RECORD EXTRACTS:
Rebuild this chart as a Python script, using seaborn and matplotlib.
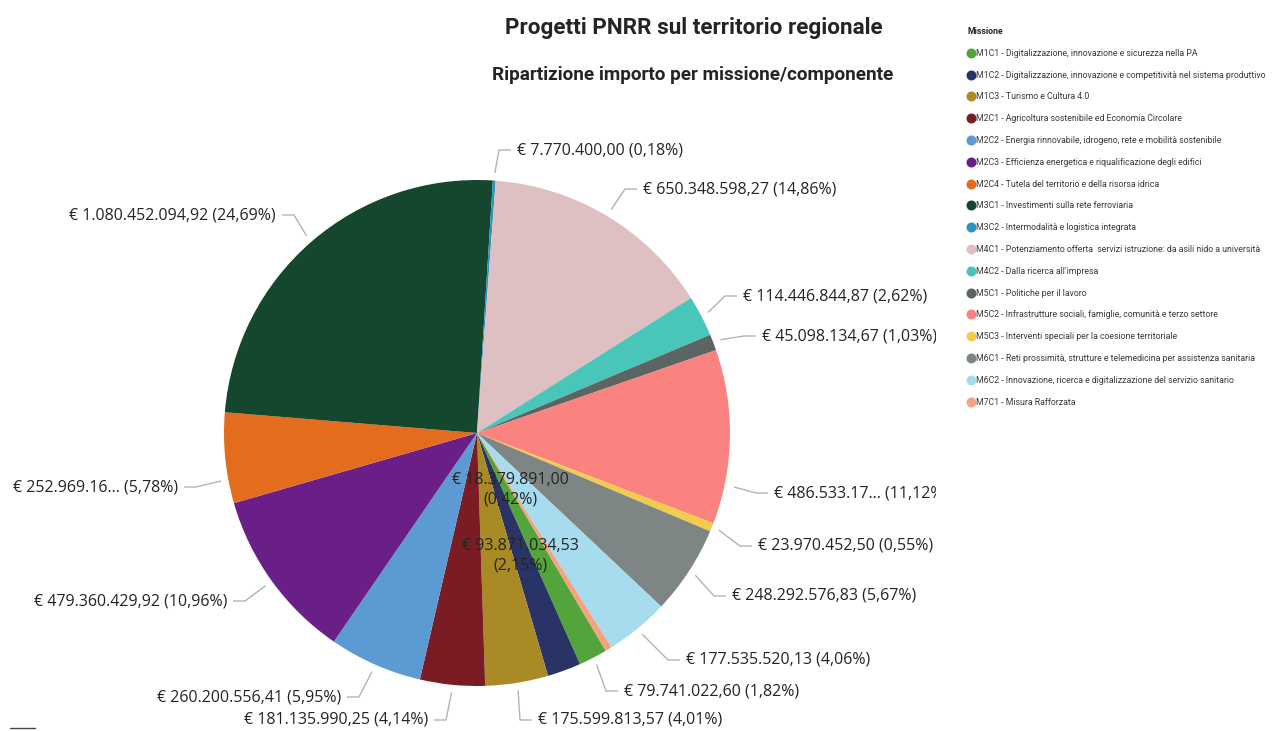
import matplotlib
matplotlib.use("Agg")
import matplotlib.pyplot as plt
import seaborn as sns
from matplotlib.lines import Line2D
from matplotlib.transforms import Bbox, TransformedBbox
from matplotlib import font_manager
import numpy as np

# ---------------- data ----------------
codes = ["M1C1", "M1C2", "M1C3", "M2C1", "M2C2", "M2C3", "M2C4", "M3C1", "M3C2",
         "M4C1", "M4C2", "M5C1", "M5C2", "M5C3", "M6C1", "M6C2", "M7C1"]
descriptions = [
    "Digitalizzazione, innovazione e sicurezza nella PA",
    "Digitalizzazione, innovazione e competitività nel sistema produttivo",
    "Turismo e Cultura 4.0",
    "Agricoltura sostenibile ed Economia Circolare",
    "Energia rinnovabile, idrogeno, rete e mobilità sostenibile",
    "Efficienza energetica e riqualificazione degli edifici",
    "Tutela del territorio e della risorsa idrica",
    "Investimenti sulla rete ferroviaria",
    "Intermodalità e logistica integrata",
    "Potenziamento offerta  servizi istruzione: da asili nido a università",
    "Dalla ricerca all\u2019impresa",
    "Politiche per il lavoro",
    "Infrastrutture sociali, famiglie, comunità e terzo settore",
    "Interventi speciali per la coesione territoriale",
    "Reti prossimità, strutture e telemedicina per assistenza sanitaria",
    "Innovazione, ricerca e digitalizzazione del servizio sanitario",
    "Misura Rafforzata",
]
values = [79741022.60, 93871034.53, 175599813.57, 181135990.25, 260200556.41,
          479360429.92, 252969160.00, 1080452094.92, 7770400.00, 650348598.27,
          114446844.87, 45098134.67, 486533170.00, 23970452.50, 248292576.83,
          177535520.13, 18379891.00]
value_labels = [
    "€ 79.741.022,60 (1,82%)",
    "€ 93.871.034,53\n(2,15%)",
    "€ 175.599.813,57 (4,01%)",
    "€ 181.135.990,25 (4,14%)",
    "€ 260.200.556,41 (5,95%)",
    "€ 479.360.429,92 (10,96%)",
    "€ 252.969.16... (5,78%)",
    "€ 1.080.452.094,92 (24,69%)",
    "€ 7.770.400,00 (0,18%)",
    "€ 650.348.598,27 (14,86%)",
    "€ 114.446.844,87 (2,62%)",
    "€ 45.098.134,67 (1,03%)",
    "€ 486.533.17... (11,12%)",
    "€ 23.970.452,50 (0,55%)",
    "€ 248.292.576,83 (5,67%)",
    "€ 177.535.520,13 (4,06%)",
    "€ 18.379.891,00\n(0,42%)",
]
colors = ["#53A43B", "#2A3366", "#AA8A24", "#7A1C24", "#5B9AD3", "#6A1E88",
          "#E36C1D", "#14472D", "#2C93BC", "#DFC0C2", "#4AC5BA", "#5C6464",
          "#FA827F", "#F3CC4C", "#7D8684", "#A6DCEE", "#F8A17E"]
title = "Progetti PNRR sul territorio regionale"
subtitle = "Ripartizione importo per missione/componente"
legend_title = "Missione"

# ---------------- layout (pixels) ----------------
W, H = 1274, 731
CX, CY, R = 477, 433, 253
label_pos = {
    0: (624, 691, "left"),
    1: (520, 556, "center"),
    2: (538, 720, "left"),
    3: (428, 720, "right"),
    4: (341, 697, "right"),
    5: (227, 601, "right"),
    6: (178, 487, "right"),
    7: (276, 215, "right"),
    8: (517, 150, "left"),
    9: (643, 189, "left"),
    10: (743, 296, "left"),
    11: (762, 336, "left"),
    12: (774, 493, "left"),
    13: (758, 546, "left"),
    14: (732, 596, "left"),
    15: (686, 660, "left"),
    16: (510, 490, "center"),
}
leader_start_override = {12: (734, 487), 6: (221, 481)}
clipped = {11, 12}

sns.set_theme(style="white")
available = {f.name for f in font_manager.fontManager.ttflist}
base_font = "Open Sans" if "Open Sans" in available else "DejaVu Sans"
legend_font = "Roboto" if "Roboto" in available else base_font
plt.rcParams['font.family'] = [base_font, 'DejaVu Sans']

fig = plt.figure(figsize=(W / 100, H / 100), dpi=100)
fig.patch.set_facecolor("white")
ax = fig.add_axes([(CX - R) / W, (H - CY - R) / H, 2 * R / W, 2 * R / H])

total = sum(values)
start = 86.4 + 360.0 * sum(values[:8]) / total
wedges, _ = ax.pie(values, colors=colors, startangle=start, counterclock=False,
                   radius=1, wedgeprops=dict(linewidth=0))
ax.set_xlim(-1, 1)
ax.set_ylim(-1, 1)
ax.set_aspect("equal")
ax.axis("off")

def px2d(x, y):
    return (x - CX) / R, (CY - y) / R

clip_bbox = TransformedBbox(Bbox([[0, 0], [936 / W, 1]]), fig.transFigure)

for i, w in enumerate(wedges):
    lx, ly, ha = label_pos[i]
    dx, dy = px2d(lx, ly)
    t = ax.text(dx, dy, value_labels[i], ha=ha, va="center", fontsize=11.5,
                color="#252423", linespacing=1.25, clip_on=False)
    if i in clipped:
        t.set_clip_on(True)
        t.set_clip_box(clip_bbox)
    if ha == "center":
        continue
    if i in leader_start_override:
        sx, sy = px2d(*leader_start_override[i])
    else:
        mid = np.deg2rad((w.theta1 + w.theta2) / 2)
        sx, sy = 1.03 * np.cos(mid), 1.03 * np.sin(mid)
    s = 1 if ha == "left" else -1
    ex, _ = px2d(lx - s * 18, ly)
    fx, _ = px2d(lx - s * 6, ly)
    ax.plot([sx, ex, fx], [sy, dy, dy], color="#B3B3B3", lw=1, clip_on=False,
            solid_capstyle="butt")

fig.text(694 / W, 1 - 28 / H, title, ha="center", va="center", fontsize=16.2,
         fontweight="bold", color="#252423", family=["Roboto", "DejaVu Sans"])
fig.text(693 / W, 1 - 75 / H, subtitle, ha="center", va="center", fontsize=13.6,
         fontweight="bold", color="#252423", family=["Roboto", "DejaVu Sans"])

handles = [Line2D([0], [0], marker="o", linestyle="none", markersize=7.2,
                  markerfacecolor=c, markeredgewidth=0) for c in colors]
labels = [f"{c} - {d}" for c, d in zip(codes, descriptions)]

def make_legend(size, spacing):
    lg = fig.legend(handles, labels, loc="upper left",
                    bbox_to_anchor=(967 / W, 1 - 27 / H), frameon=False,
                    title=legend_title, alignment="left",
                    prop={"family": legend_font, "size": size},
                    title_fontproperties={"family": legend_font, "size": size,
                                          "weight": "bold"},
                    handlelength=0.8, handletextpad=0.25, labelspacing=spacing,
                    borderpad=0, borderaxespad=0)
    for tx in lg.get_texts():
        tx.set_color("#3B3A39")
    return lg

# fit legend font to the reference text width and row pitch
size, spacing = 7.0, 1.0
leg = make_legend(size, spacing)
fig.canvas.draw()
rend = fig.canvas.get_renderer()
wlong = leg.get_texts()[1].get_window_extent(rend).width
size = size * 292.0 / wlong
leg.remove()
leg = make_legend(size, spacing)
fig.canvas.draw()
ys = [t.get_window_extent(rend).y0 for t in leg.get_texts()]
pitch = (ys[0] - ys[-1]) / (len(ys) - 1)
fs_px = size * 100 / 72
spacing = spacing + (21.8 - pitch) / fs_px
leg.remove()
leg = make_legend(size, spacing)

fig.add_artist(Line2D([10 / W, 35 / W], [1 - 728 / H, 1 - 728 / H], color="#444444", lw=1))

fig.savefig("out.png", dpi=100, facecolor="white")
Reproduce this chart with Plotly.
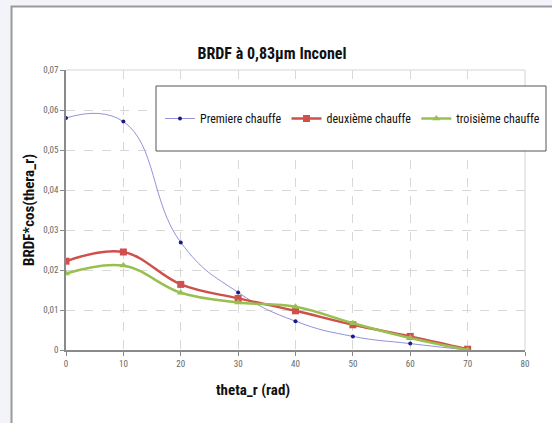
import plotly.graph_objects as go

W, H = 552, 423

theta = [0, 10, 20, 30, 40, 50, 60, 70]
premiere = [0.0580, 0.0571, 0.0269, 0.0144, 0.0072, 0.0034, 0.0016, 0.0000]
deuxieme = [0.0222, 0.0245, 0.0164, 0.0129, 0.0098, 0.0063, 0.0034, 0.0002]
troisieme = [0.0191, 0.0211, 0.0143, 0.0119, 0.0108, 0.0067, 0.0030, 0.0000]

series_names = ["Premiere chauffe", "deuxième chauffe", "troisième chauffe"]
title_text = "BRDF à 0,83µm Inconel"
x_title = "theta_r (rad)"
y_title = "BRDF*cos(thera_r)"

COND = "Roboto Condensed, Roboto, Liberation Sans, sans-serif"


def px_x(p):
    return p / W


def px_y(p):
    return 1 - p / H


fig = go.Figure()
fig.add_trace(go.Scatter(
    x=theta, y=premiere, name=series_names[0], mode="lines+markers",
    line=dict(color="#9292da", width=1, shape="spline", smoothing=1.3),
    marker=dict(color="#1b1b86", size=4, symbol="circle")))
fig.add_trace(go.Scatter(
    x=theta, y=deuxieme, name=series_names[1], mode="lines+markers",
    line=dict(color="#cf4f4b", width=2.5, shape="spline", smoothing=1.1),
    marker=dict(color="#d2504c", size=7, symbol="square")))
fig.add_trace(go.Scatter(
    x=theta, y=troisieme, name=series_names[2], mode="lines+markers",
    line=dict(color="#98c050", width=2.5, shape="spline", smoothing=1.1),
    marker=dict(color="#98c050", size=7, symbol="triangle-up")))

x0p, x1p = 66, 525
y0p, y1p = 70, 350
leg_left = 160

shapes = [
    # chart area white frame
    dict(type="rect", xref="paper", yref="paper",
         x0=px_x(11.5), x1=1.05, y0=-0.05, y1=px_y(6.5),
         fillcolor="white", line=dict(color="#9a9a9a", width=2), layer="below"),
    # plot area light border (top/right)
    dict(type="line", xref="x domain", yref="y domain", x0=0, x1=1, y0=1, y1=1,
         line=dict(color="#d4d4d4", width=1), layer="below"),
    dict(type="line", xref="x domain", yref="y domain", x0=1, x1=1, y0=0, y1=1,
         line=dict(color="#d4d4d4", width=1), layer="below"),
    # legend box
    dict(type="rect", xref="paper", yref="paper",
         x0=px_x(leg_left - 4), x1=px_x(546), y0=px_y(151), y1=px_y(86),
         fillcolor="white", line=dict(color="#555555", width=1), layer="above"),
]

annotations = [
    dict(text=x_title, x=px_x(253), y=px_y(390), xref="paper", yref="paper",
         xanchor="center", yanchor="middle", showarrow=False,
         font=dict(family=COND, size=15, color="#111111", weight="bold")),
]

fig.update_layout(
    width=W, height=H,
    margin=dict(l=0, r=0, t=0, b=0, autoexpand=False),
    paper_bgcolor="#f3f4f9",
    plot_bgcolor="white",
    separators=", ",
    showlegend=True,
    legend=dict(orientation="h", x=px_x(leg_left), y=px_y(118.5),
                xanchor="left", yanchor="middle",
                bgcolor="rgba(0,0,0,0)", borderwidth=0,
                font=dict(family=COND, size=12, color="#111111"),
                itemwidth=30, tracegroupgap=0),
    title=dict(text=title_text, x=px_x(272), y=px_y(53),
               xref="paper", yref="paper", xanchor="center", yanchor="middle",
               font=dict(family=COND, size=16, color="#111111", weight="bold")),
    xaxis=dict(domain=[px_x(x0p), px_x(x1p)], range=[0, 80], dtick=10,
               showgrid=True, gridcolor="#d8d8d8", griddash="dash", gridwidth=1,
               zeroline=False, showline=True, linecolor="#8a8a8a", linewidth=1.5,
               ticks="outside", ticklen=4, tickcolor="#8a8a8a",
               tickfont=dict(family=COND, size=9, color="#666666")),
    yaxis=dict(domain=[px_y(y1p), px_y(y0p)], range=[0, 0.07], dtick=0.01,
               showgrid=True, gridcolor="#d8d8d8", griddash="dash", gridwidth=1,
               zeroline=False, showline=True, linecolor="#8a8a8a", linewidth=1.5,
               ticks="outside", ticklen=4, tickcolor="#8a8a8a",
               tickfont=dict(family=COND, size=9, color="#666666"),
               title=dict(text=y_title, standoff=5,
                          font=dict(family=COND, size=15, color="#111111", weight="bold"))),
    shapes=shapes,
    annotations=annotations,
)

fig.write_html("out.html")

INSTRUCTIONS FOR THE TASK:
Word for word, retype the lines in the entries above that run from the one with "Reproduce this chart with Plotly." through the one with "W, H = 552, 423". Both ends count; pictures do not.

THE OUTPUT:
Reproduce this chart with Plotly.
import plotly.graph_objects as go

W, H = 552, 423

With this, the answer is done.